[Raw records]
---+---

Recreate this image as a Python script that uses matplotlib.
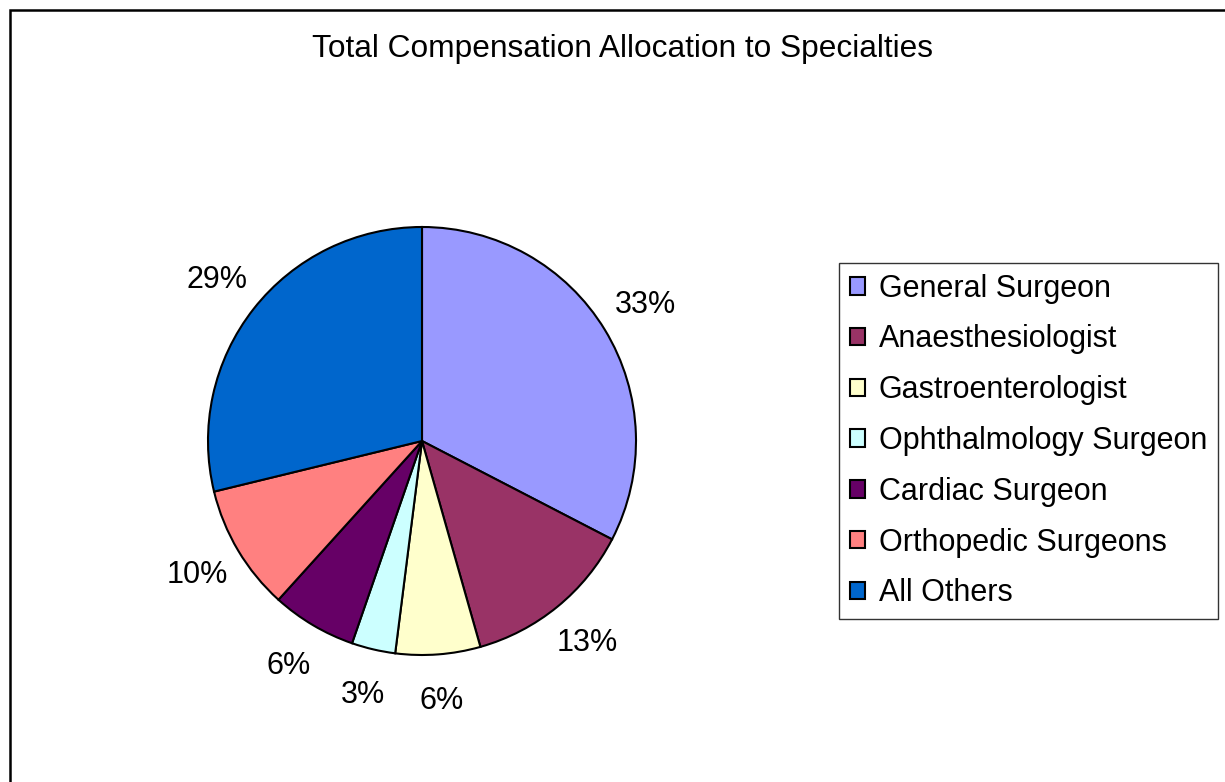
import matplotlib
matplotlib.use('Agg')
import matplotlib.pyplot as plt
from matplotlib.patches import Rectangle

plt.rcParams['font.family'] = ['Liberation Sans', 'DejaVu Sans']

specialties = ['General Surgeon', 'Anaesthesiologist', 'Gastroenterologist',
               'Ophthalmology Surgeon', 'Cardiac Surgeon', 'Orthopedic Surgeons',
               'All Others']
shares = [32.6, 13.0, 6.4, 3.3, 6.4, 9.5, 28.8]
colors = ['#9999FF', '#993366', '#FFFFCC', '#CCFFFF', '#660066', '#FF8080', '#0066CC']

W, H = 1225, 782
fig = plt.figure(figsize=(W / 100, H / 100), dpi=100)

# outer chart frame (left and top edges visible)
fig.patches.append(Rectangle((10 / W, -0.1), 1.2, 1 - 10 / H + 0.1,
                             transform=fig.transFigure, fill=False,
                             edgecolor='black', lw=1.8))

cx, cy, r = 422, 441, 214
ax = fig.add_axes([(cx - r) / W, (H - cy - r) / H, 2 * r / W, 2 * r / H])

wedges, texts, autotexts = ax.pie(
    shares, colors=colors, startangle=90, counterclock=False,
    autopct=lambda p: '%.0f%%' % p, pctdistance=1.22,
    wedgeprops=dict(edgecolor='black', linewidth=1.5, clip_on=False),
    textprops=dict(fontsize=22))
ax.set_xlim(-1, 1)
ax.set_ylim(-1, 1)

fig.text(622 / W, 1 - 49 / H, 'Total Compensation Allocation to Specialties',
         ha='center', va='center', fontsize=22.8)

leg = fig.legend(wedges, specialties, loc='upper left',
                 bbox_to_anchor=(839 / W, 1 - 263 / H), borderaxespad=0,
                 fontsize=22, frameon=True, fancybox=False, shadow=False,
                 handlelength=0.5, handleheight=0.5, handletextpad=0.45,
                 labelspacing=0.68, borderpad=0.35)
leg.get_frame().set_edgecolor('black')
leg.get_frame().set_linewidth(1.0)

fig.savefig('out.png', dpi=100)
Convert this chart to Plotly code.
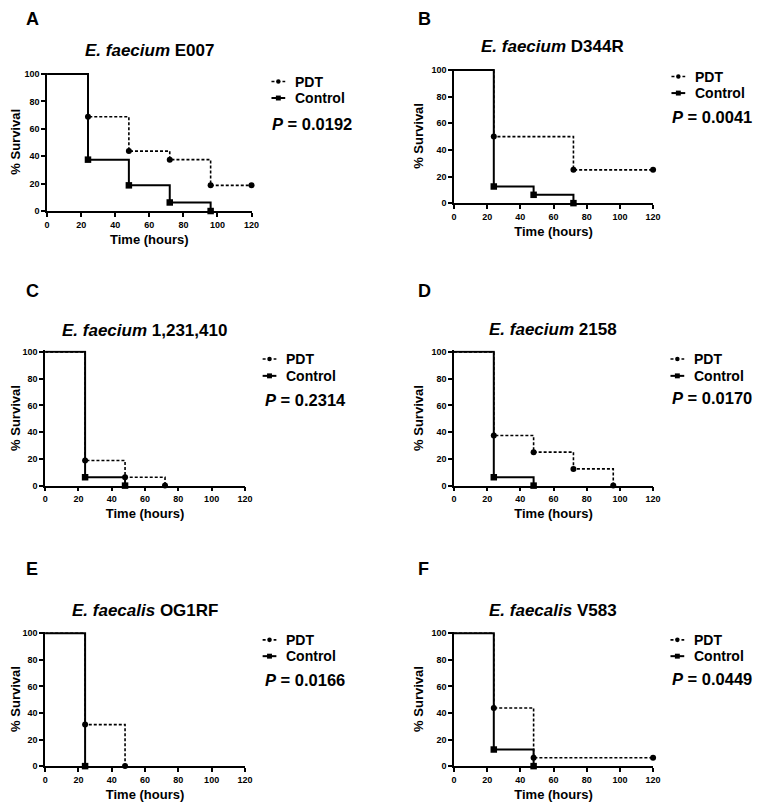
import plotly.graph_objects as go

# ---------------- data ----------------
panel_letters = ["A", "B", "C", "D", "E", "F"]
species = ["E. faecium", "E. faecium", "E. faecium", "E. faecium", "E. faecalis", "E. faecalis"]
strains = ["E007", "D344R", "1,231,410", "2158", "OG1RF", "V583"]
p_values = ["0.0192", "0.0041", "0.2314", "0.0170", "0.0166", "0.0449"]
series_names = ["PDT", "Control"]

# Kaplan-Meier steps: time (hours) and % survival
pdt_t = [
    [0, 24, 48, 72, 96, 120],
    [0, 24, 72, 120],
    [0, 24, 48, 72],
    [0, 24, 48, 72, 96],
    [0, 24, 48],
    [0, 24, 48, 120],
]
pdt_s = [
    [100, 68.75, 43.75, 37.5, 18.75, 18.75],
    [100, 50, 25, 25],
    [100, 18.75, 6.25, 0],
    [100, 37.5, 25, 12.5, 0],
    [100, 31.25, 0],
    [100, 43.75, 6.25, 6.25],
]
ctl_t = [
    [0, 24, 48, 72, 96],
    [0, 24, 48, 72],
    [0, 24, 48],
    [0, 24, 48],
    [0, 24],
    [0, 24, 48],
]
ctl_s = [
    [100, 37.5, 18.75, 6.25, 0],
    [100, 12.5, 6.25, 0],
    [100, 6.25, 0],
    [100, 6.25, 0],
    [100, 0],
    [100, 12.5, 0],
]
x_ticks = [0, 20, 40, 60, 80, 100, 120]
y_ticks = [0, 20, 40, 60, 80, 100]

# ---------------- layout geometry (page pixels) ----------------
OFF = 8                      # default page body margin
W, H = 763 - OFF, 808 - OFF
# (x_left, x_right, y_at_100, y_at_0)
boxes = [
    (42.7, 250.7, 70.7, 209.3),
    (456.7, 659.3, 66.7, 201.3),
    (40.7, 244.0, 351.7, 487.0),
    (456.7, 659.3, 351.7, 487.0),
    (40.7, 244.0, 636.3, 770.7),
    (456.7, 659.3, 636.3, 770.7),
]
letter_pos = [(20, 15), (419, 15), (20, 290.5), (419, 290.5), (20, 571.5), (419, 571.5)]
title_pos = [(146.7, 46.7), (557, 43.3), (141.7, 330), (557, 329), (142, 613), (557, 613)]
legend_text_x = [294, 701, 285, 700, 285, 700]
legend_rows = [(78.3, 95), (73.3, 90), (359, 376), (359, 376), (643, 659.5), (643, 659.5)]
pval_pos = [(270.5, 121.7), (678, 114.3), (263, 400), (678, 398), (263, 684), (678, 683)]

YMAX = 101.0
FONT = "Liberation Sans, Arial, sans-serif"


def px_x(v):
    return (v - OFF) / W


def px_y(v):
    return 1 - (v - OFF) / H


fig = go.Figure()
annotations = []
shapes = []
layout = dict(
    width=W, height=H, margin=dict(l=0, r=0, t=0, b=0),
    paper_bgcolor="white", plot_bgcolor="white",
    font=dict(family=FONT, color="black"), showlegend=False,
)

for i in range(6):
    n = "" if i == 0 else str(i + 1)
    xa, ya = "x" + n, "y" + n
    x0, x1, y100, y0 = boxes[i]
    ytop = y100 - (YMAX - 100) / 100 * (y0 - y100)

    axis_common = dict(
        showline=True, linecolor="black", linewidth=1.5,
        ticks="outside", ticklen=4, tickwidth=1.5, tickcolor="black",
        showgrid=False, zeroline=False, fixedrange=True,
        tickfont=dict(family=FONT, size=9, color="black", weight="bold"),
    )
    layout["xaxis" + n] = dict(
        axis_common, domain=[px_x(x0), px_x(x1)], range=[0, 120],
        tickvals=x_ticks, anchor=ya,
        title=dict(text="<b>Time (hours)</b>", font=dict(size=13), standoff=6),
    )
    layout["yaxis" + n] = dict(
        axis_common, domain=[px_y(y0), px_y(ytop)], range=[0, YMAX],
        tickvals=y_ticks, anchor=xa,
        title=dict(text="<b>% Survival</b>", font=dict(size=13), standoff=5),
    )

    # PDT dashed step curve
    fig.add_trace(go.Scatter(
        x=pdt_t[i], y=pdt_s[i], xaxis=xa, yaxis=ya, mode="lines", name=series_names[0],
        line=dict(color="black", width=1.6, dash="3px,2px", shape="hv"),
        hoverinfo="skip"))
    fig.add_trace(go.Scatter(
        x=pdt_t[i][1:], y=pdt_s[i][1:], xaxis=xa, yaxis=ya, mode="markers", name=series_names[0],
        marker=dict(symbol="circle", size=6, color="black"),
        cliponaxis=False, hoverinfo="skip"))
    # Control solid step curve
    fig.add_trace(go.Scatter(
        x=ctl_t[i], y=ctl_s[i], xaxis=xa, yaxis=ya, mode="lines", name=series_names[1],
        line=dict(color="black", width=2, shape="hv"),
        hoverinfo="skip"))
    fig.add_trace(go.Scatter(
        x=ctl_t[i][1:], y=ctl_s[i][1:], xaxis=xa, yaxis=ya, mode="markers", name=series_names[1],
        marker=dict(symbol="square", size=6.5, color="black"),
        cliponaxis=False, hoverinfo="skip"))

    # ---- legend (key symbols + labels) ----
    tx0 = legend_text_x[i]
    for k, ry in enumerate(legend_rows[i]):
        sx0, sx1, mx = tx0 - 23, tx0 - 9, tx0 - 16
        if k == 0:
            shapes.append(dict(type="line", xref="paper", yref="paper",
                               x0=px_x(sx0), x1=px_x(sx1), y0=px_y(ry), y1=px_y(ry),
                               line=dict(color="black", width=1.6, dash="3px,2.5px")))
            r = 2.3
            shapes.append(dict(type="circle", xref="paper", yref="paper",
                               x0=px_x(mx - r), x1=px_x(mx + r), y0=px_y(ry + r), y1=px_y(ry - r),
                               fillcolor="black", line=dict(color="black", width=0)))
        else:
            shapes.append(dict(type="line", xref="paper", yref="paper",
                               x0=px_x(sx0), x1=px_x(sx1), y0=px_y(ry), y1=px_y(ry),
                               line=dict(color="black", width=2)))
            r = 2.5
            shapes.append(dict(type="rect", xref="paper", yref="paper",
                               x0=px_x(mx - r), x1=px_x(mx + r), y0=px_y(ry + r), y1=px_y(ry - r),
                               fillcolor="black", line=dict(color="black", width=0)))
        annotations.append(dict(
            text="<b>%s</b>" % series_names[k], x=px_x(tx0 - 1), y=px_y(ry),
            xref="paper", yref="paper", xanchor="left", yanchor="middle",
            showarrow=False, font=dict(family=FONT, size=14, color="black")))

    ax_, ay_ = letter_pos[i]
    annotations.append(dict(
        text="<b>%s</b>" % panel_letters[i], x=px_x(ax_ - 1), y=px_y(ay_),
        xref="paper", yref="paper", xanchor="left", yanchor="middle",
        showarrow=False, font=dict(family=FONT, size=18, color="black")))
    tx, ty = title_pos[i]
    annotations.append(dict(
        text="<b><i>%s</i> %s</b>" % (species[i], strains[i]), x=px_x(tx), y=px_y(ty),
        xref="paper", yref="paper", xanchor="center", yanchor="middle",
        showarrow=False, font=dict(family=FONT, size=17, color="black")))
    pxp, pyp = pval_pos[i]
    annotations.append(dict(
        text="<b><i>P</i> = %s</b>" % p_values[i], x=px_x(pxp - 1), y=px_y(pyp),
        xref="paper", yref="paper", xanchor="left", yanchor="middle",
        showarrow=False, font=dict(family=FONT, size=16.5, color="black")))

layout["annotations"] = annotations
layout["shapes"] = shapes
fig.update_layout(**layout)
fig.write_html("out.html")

---+---

> Aim of the exercise: Take the records above from their first line through the line with "fig.savefig('out.png', dpi=100)" and set those lines down word for word, minus the pictures.

> Correct answer:
Recreate this image as a Python script that uses matplotlib.
import matplotlib
matplotlib.use('Agg')
import matplotlib.pyplot as plt
from matplotlib.patches import Rectangle

plt.rcParams['font.family'] = ['Liberation Sans', 'DejaVu Sans']

specialties = ['General Surgeon', 'Anaesthesiologist', 'Gastroenterologist',
               'Ophthalmology Surgeon', 'Cardiac Surgeon', 'Orthopedic Surgeons',
               'All Others']
shares = [32.6, 13.0, 6.4, 3.3, 6.4, 9.5, 28.8]
colors = ['#9999FF', '#993366', '#FFFFCC', '#CCFFFF', '#660066', '#FF8080', '#0066CC']

W, H = 1225, 782
fig = plt.figure(figsize=(W / 100, H / 100), dpi=100)

# outer chart frame (left and top edges visible)
fig.patches.append(Rectangle((10 / W, -0.1), 1.2, 1 - 10 / H + 0.1,
                             transform=fig.transFigure, fill=False,
                             edgecolor='black', lw=1.8))

cx, cy, r = 422, 441, 214
ax = fig.add_axes([(cx - r) / W, (H - cy - r) / H, 2 * r / W, 2 * r / H])

wedges, texts, autotexts = ax.pie(
    shares, colors=colors, startangle=90, counterclock=False,
    autopct=lambda p: '%.0f%%' % p, pctdistance=1.22,
    wedgeprops=dict(edgecolor='black', linewidth=1.5, clip_on=False),
    textprops=dict(fontsize=22))
ax.set_xlim(-1, 1)
ax.set_ylim(-1, 1)

fig.text(622 / W, 1 - 49 / H, 'Total Compensation Allocation to Specialties',
         ha='center', va='center', fontsize=22.8)

leg = fig.legend(wedges, specialties, loc='upper left',
                 bbox_to_anchor=(839 / W, 1 - 263 / H), borderaxespad=0,
                 fontsize=22, frameon=True, fancybox=False, shadow=False,
                 handlelength=0.5, handleheight=0.5, handletextpad=0.45,
                 labelspacing=0.68, borderpad=0.35)
leg.get_frame().set_edgecolor('black')
leg.get_frame().set_linewidth(1.0)

fig.savefig('out.png', dpi=100)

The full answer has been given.